Tiny Tim wasn’t the only orphan to suffer a miserable Christmas at the hands of a merciless Scrooge. The same fate awaits so-called orphan disease patients in the UK. This year, it’s the turn of around 400 cystic fibrosis patients, who cannot access newly-approved Kalydeco on the supposedly comprehensive National Health Service (NHS).
Its easy to imagine the sadness of children from poor families pressing their nose against the glass of the toy shop window decked out with dazzling presents for Christmas, knowing these delights will be denied them but not their school friends. How much worse must it be knowing there is a drug that could dramatically reverse your chronic illness, but being told you cannot have any?

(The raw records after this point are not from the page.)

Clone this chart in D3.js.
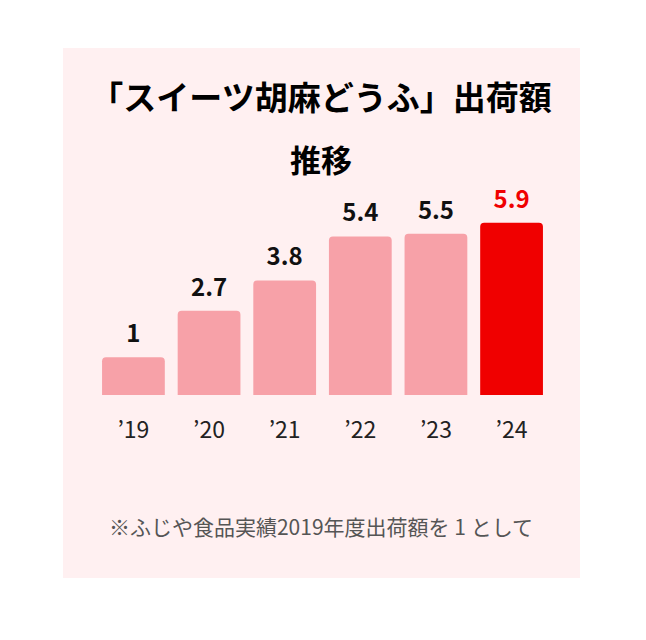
<!DOCTYPE html>
<html><head><meta charset="utf-8">
<script src="https://cdn.jsdelivr.net/npm/d3@7"></script>
<style>body{margin:0;background:#fff;font-family:"Noto Sans CJK JP","Noto Sans",sans-serif;}</style>
</head><body>
<svg width="646" height="640"></svg>
<script>
const years = ["’19", "’20", "’21", "’22", "’23", "’24"];
const values = [1, 2.7, 3.8, 5.4, 5.5, 5.9];
const labels = ["1", "2.7", "3.8", "5.4", "5.5", "5.9"];

const svg = d3.select("svg");
svg.append("rect").attr("x", 63).attr("y", 48).attr("width", 517).attr("height", 530).attr("fill", "#fff0f1");

svg.append("text").attr("x", 321).attr("y", 110).attr("text-anchor", "middle")
    .style("font-size", "33px").style("font-weight", "bold").text("「スイーツ胡麻どうふ」出荷額");
svg.append("text").attr("x", 321).attr("y", 172).attr("text-anchor", "middle")
    .style("font-size", "31px").style("font-weight", "bold").text("推移");

const base = 395;
const x = d3.scaleBand().domain(years).range([96, 549]).paddingInner(0.17).paddingOuter(0.08);
const y = d3.scaleLinear().domain([-0.37, 6]).range([base, base - 175]);

svg.selectAll("path.bar").data(values).enter().append("path")
    .attr("class", "bar")
    .attr("d", function (d, i) {
        const x0 = x(years[i]), w = x.bandwidth(), t = y(d), r = 4;
        return `M${x0},${base}V${t + r}Q${x0},${t} ${x0 + r},${t}H${x0 + w - r}Q${x0 + w},${t} ${x0 + w},${t + r}V${base}Z`;
    })
    .style("fill", function (d, i) { return i === 5 ? "#f00000" : "#f7a1a8"; });

svg.selectAll("text.val").data(values).enter().append("text")
    .attr("x", function (d, i) { return x(years[i]) + x.bandwidth() / 2; })
    .attr("y", function (d) { return y(d) - 15; })
    .attr("text-anchor", "middle")
    .style("font-size", "24px").style("font-weight", "bold")
    .style("fill", function (d, i) { return i === 5 ? "#f00000" : "#111"; })
    .text(function (d, i) { return labels[i]; });

svg.selectAll("text.yr").data(years).enter().append("text")
    .attr("x", function (d) { return x(d) + x.bandwidth() / 2; })
    .attr("y", 438).attr("text-anchor", "middle")
    .style("font-size", "23px").style("fill", "#222")
    .text(function (d) { return d; });

svg.append("text").attr("x", 321).attr("y", 535).attr("text-anchor", "middle")
    .style("font-size", "21px").style("fill", "#555")
    .text("※ふじや食品実績2019年度出荷額を 1 として");
</script>
</body></html>
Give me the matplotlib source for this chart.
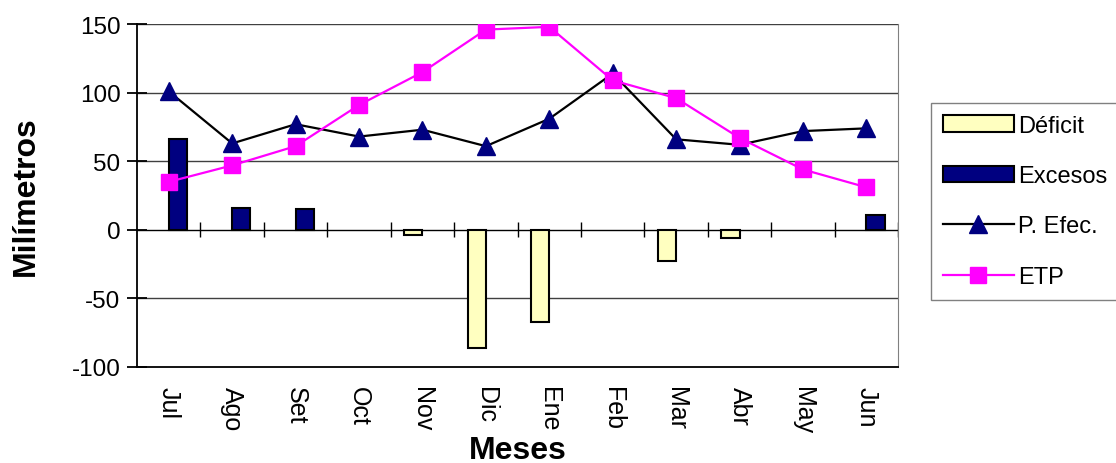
import matplotlib
matplotlib.use("Agg")
import matplotlib.pyplot as plt
import numpy as np

plt.rcParams['font.family'] = ['Liberation Sans', 'DejaVu Sans']
plt.rcParams['axes.unicode_minus'] = False

# data (None = no bar that month)
meses = ["Jul", "Ago", "Set", "Oct", "Nov", "Dic", "Ene", "Feb", "Mar", "Abr", "May", "Jun"]
deficit = [None, None, None, None, -4, -86, -67, None, -23, -6, None, None]
excesos = [66, 16, 15, None, None, None, None, None, None, None, None, 11]
p_efec = [101, 63, 77, 68, 73, 61, 81, 114, 66, 62, 72, 74]
etp = [35, 47, 61, 91, 115, 146, 148, 109, 96, 67, 44, 31]

x = np.arange(len(meses))
width = 1 / 3.5
deficit_v = np.array(deficit, dtype=float)
excesos_v = np.array(excesos, dtype=float)

fig = plt.figure(figsize=(11.16, 4.64), dpi=100)
ax = fig.add_axes([0.1228, 0.2069, 0.682, 0.739])

# grid lines
for v in [150, 100, 50, -50]:
    ax.axhline(v, color='#404040', lw=1, zorder=0)
ax.axhline(0, color='black', lw=1, zorder=1)

h_def = ax.bar(x - width / 2, deficit_v, width, color='#FFFFC0', edgecolor='black', lw=1.5,
               label='Déficit', zorder=2)
h_exc = ax.bar(x + width / 2, excesos_v, width, color='#000080', edgecolor='black', lw=1.5,
               label='Excesos', zorder=2)
h_pe, = ax.plot(x, p_efec, color='black', lw=1.6, marker='^', markersize=13,
                markerfacecolor='#000080', markeredgecolor='#000080', label='P. Efec.', zorder=3)
h_etp, = ax.plot(x, etp, color='#FF00FF', lw=1.6, marker='s', markersize=12,
                 markerfacecolor='#FF00FF', markeredgecolor='#FF00FF', label='ETP', zorder=4)

# category separators on the zero line
bounds = np.arange(len(meses) + 1) - 0.5
ax.vlines(bounds[1:], -5.5, 5.5, color='black', lw=1, zorder=1)

ax.set_xlim(-0.5, len(meses) - 0.5)
ax.set_ylim(-100, 150)
ax.set_yticks([-100, -50, 0, 50, 100, 150])
ax.tick_params(axis='y', direction='inout', length=14, width=1.3, labelsize=17.5, pad=5)
ax.set_xticks(x)
ax.set_xticklabels(meses, rotation=-90, fontsize=18)
ax.tick_params(axis='x', length=0, pad=14)

ax.spines['top'].set_visible(False)
ax.spines['right'].set_color('#808080')
ax.spines['left'].set_linewidth(1.3)
ax.spines['bottom'].set_linewidth(1.3)

ax.set_ylabel('Milímetros', fontsize=23, fontweight='bold', labelpad=22)
ax.set_xlabel('Meses', fontsize=23, fontweight='bold', labelpad=1)

fig.legend([h_def, h_exc, h_pe, h_etp], ['Déficit', 'Excesos', 'P. Efec.', 'ETP'],
           loc='upper left', bbox_to_anchor=(931 / 1116, 1 - 104 / 464), fontsize=17,
           frameon=True, fancybox=False, edgecolor='#606060', handlelength=3.0,
           labelspacing=1.2, handletextpad=0.2, borderpad=0.5, borderaxespad=0)

fig.savefig('out.png', dpi=100)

Yet that is exactly what is happening, not for the poor children on the block but in the world’s seventh largest economy.
On the face of it, the cause of this wholly unacceptable state of affairs is the ‘scandal’ of drug pricing. Vertex, makers of Kalydeco, want $294,000 for a year’s treatment.
“Can it be right for the NHS to offer free IVF to infertile couples while denying Kalydeco to CF sufferers?” @sciencescanner on Twitter
But actually, the ultimate cause is the myth we (in the UK) continue to perpetuate that its possible to offer comprehensive healthcare to all, free at the point of use. While the development of new drugs is funded almost entirely with private capital, yet healthcare is delivered from the public purse there will always be a mismatch – with companies developing drugs no-one can afford to use.
What is urgently needed is a proper debate about healthcare priorities – a debate that is stifled by the increasingly hollow assertion that the state can cover all your healthcare needs.